*STATED PROBLEM*
Copy the data below exactly, omitting any picture it contains.
-- Start RECORDED INFORMATION --
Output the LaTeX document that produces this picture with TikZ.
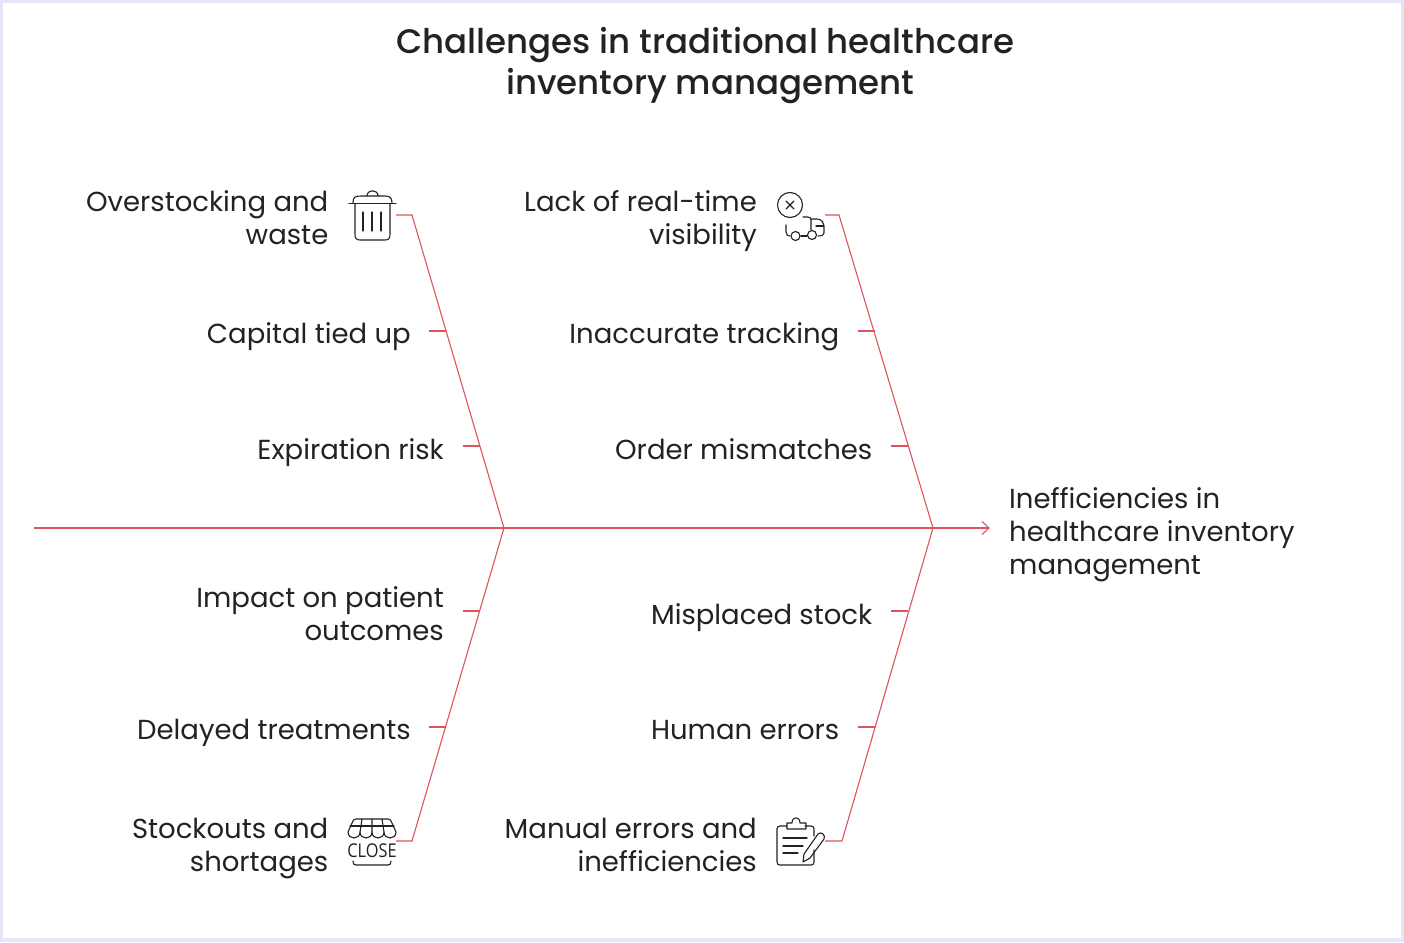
\documentclass[tikz,border=0pt]{standalone}
\usepackage{fontspec}
\setmainfont{Poppins}
\newfontfamily\titlefont{Poppins Medium}
\newfontfamily\iconfont{Open Sans}
\definecolor{bone}{HTML}{DE535C}
\definecolor{ink}{HTML}{222222}
\definecolor{frame}{HTML}{E4E5F6}
\tikzset{
  lbl/.style={text=ink,font=\fontsize{27.5}{33}\selectfont,align=right,anchor=east,inner sep=0pt},
  lblone/.style={lbl,text height=20pt,text depth=7pt},
  lblL/.style={text=ink,font=\fontsize{27.5}{33}\selectfont,align=left,anchor=west,inner sep=0pt},
  ttl/.style={text=ink,font=\titlefont\fontsize{34}{41}\selectfont,align=center,inner sep=0pt},
  bonel/.style={draw=bone,line width=1.1pt,line join=miter},
  ico/.style={draw=ink,line width=1.1pt,line cap=round,line join=round,fill=none},
}
\begin{document}
\begin{tikzpicture}[x=1pt,y=-1pt]
\useasboundingbox (0,0) rectangle (1404,942);
\fill[frame] (0,0) rectangle (1404,942);
\fill[white] (3,3) rectangle (1401,938);
\node[ttl] (title) at (705.3,66) {Challenges in traditional healthcare\\\hspace*{10pt}inventory management};

% spine
\coordinate (tail) at (34,528);
\coordinate (j1) at (504,528);
\coordinate (j2) at (933,528);
\coordinate (head) at (989,528);
\draw[bonel] (tail) -- (j1) -- (j2) -- (head);
\draw[bonel] (982,521.5) -- (989,528) -- (982,534.5);

% main bones
\coordinate (a0) at (396,215); \coordinate (a1) at (412,215);
\coordinate (b0) at (825,215); \coordinate (b1) at (839,215);
\coordinate (c0) at (396,841); \coordinate (c1) at (412,841);
\coordinate (d0) at (825,841); \coordinate (d1) at (842,841);
\draw[bonel] (a0) -- (a1) -- (j1) -- (c1) -- (c0);
\draw[bonel] (b0) -- (b1) -- (j2) -- (d1) -- (d0);

% labels
\node[lbl] (n1) at (328.5,218) {Overstocking and\\waste};
\node[lblone] (n2) at (411,336.5) {Capital tied up};
\node[lblone] (n3) at (444,452.5) {Expiration risk};
\node[lbl] (n4) at (757,221) {Lack of real-time\\visibility};
\node[lblone] (n5) at (839.5,336.5) {Inaccurate tracking};
\node[lblone] (n6) at (872.5,452.5) {Order mismatches};
\node[lbl] (n7) at (444,614) {Impact on patient\\outcomes};
\node[lblone] (n8) at (411,732.5) {Delayed treatments};
\node[lbl] (n9) at (328.5,849) {Stockouts and\\shortages};
\node[lblone] (n10) at (872.5,617.5) {Misplaced stock};
\node[lblone] (n11) at (839.5,732.5) {Human errors};
\node[lbl] (n12) at (757,845) {Manual errors and\\inefficiencies};
\node[lblL] (goal) at (1009,535) {Inefficiencies in\\healthcare inventory\\management};

% ribs
\foreach \xa/\xb/\yy/\nm in {429/446/331/r2, 463/480/446/r3, 858/875/331/r5, 891/908/446/r6, 463/480/611/r7, 429/446/727/r8, 891/908/611/r10, 858/875/727/r11}{
  \coordinate (\nm a) at (\xa,\yy);
  \coordinate (\nm b) at (\xb,\yy);
  \draw[bonel] (\nm a) -- (\nm b);
}

% trash icon
\draw[ico] (349,203.5) -- (396,203.5);
\draw[ico] (353,203) .. controls (353,197) and (355,196) .. (361,196) -- (385,196) .. controls (390,196) and (392,198) .. (392,203);
\draw[ico] (367,196) .. controls (367,189) and (378,189) .. (378,196);
\draw[ico] (355,204) -- (355,234) .. controls (355,238) and (356,240) .. (360,240) -- (385,240) .. controls (389,240) and (390,238) .. (390,234) -- (390,204);
\draw[ico] (363,212) -- (363,231) (372,212) -- (372,231) (381,212) -- (381,231);

% truck icon
\draw[ico] (790,205) circle (12.5);
\draw[ico] (786,201) -- (794,209) (794,201) -- (786,209);
\draw[ico] (786,225) -- (786,232) .. controls (786,235) and (788,236) .. (790,236);
\draw[ico] (801,236) -- (807,236);
\draw[ico] (795.5,236) circle (4.5);
\draw[ico] (812,235) circle (4.5);
\draw[ico] (803,217) -- (808,217) .. controls (810,217) and (811,218) .. (811,220) -- (811,230);
\draw[ico] (811,219) -- (817,219) .. controls (822,219) and (824,223) .. (824,228) -- (824,233) .. controls (824,235) and (822,236) .. (818,236);
\draw[ico] (816,226) -- (824,226);

% shop icon
\draw[ico] (352,823) .. controls (353,820) and (354,819) .. (356,819) -- (388,819) .. controls (390,819) and (391,820) .. (392,823) -- (396,832) .. controls (396,840) and (384,840) .. (384,832) .. controls (384,840) and (372,840) .. (372,832) .. controls (372,840) and (360,840) .. (360,832) .. controls (360,840) and (348,840) .. (348,832) -- cycle;
\draw[ico] (350,826) -- (394,826);
\draw[ico] (362,819) -- (360,832) (372,819) -- (372,832) (382,819) -- (384,832);
\node[text=ink,font=\iconfont\fontsize{19}{19}\selectfont,inner sep=0pt] (closeicon) at (372,851) {\scalebox{0.86}[1]{CLOSE}};
\draw[ico] (353,861) .. controls (353,864) and (354,865) .. (356,865) -- (388,865) .. controls (390,865) and (391,864) .. (391,861);

% clipboard icon
\draw[ico] (787,826) -- (780,826) .. controls (778,826) and (777,827) .. (777,829) -- (777,862) .. controls (777,864) and (778,865) .. (780,865) -- (811,865) .. controls (813,865) and (814,864) .. (814,862) -- (814,850);
\draw[ico] (805,826) -- (811,826) .. controls (813,826) and (814,827) .. (814,829) -- (814,836);
\draw[ico] (787,823) -- (787,829) -- (806,829) -- (806,823) -- (800,823) .. controls (800,816) and (792,816) .. (792,823) -- cycle;
\draw[ico] (783,838) -- (807,838) (783,846) -- (803,846) (783,853) -- (798,853);
\draw[ico] (804,854) -- (818,834) .. controls (821,831) and (826,835) .. (824,839) -- (810,858) -- (803,862) -- cycle;
\end{tikzpicture}
\end{document}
-- End RECORDED INFORMATION --
*WRITTEN RESPONSE*
Output the LaTeX document that produces this picture with TikZ.
\documentclass[tikz,border=0pt]{standalone}
\usepackage{fontspec}
\setmainfont{Poppins}
\newfontfamily\titlefont{Poppins Medium}
\newfontfamily\iconfont{Open Sans}
\definecolor{bone}{HTML}{DE535C}
\definecolor{ink}{HTML}{222222}
\definecolor{frame}{HTML}{E4E5F6}
\tikzset{
  lbl/.style={text=ink,font=\fontsize{27.5}{33}\selectfont,align=right,anchor=east,inner sep=0pt},
  lblone/.style={lbl,text height=20pt,text depth=7pt},
  lblL/.style={text=ink,font=\fontsize{27.5}{33}\selectfont,align=left,anchor=west,inner sep=0pt},
  ttl/.style={text=ink,font=\titlefont\fontsize{34}{41}\selectfont,align=center,inner sep=0pt},
  bonel/.style={draw=bone,line width=1.1pt,line join=miter},
  ico/.style={draw=ink,line width=1.1pt,line cap=round,line join=round,fill=none},
}
\begin{document}
\begin{tikzpicture}[x=1pt,y=-1pt]
\useasboundingbox (0,0) rectangle (1404,942);
\fill[frame] (0,0) rectangle (1404,942);
\fill[white] (3,3) rectangle (1401,938);
\node[ttl] (title) at (705.3,66) {Challenges in traditional healthcare\\\hspace*{10pt}inventory management};

% spine
\coordinate (tail) at (34,528);
\coordinate (j1) at (504,528);
\coordinate (j2) at (933,528);
\coordinate (head) at (989,528);
\draw[bonel] (tail) -- (j1) -- (j2) -- (head);
\draw[bonel] (982,521.5) -- (989,528) -- (982,534.5);

% main bones
\coordinate (a0) at (396,215); \coordinate (a1) at (412,215);
\coordinate (b0) at (825,215); \coordinate (b1) at (839,215);
\coordinate (c0) at (396,841); \coordinate (c1) at (412,841);
\coordinate (d0) at (825,841); \coordinate (d1) at (842,841);
\draw[bonel] (a0) -- (a1) -- (j1) -- (c1) -- (c0);
\draw[bonel] (b0) -- (b1) -- (j2) -- (d1) -- (d0);

% labels
\node[lbl] (n1) at (328.5,218) {Overstocking and\\waste};
\node[lblone] (n2) at (411,336.5) {Capital tied up};
\node[lblone] (n3) at (444,452.5) {Expiration risk};
\node[lbl] (n4) at (757,221) {Lack of real-time\\visibility};
\node[lblone] (n5) at (839.5,336.5) {Inaccurate tracking};
\node[lblone] (n6) at (872.5,452.5) {Order mismatches};
\node[lbl] (n7) at (444,614) {Impact on patient\\outcomes};
\node[lblone] (n8) at (411,732.5) {Delayed treatments};
\node[lbl] (n9) at (328.5,849) {Stockouts and\\shortages};
\node[lblone] (n10) at (872.5,617.5) {Misplaced stock};
\node[lblone] (n11) at (839.5,732.5) {Human errors};
\node[lbl] (n12) at (757,845) {Manual errors and\\inefficiencies};
\node[lblL] (goal) at (1009,535) {Inefficiencies in\\healthcare inventory\\management};

% ribs
\foreach \xa/\xb/\yy/\nm in {429/446/331/r2, 463/480/446/r3, 858/875/331/r5, 891/908/446/r6, 463/480/611/r7, 429/446/727/r8, 891/908/611/r10, 858/875/727/r11}{
  \coordinate (\nm a) at (\xa,\yy);
  \coordinate (\nm b) at (\xb,\yy);
  \draw[bonel] (\nm a) -- (\nm b);
}

% trash icon
\draw[ico] (349,203.5) -- (396,203.5);
\draw[ico] (353,203) .. controls (353,197) and (355,196) .. (361,196) -- (385,196) .. controls (390,196) and (392,198) .. (392,203);
\draw[ico] (367,196) .. controls (367,189) and (378,189) .. (378,196);
\draw[ico] (355,204) -- (355,234) .. controls (355,238) and (356,240) .. (360,240) -- (385,240) .. controls (389,240) and (390,238) .. (390,234) -- (390,204);
\draw[ico] (363,212) -- (363,231) (372,212) -- (372,231) (381,212) -- (381,231);

% truck icon
\draw[ico] (790,205) circle (12.5);
\draw[ico] (786,201) -- (794,209) (794,201) -- (786,209);
\draw[ico] (786,225) -- (786,232) .. controls (786,235) and (788,236) .. (790,236);
\draw[ico] (801,236) -- (807,236);
\draw[ico] (795.5,236) circle (4.5);
\draw[ico] (812,235) circle (4.5);
\draw[ico] (803,217) -- (808,217) .. controls (810,217) and (811,218) .. (811,220) -- (811,230);
\draw[ico] (811,219) -- (817,219) .. controls (822,219) and (824,223) .. (824,228) -- (824,233) .. controls (824,235) and (822,236) .. (818,236);
\draw[ico] (816,226) -- (824,226);

% shop icon
\draw[ico] (352,823) .. controls (353,820) and (354,819) .. (356,819) -- (388,819) .. controls (390,819) and (391,820) .. (392,823) -- (396,832) .. controls (396,840) and (384,840) .. (384,832) .. controls (384,840) and (372,840) .. (372,832) .. controls (372,840) and (360,840) .. (360,832) .. controls (360,840) and (348,840) .. (348,832) -- cycle;
\draw[ico] (350,826) -- (394,826);
\draw[ico] (362,819) -- (360,832) (372,819) -- (372,832) (382,819) -- (384,832);
\node[text=ink,font=\iconfont\fontsize{19}{19}\selectfont,inner sep=0pt] (closeicon) at (372,851) {\scalebox{0.86}[1]{CLOSE}};
\draw[ico] (353,861) .. controls (353,864) and (354,865) .. (356,865) -- (388,865) .. controls (390,865) and (391,864) .. (391,861);

% clipboard icon
\draw[ico] (787,826) -- (780,826) .. controls (778,826) and (777,827) .. (777,829) -- (777,862) .. controls (777,864) and (778,865) .. (780,865) -- (811,865) .. controls (813,865) and (814,864) .. (814,862) -- (814,850);
\draw[ico] (805,826) -- (811,826) .. controls (813,826) and (814,827) .. (814,829) -- (814,836);
\draw[ico] (787,823) -- (787,829) -- (806,829) -- (806,823) -- (800,823) .. controls (800,816) and (792,816) .. (792,823) -- cycle;
\draw[ico] (783,838) -- (807,838) (783,846) -- (803,846) (783,853) -- (798,853);
\draw[ico] (804,854) -- (818,834) .. controls (821,831) and (826,835) .. (824,839) -- (810,858) -- (803,862) -- cycle;
\end{tikzpicture}
\end{document}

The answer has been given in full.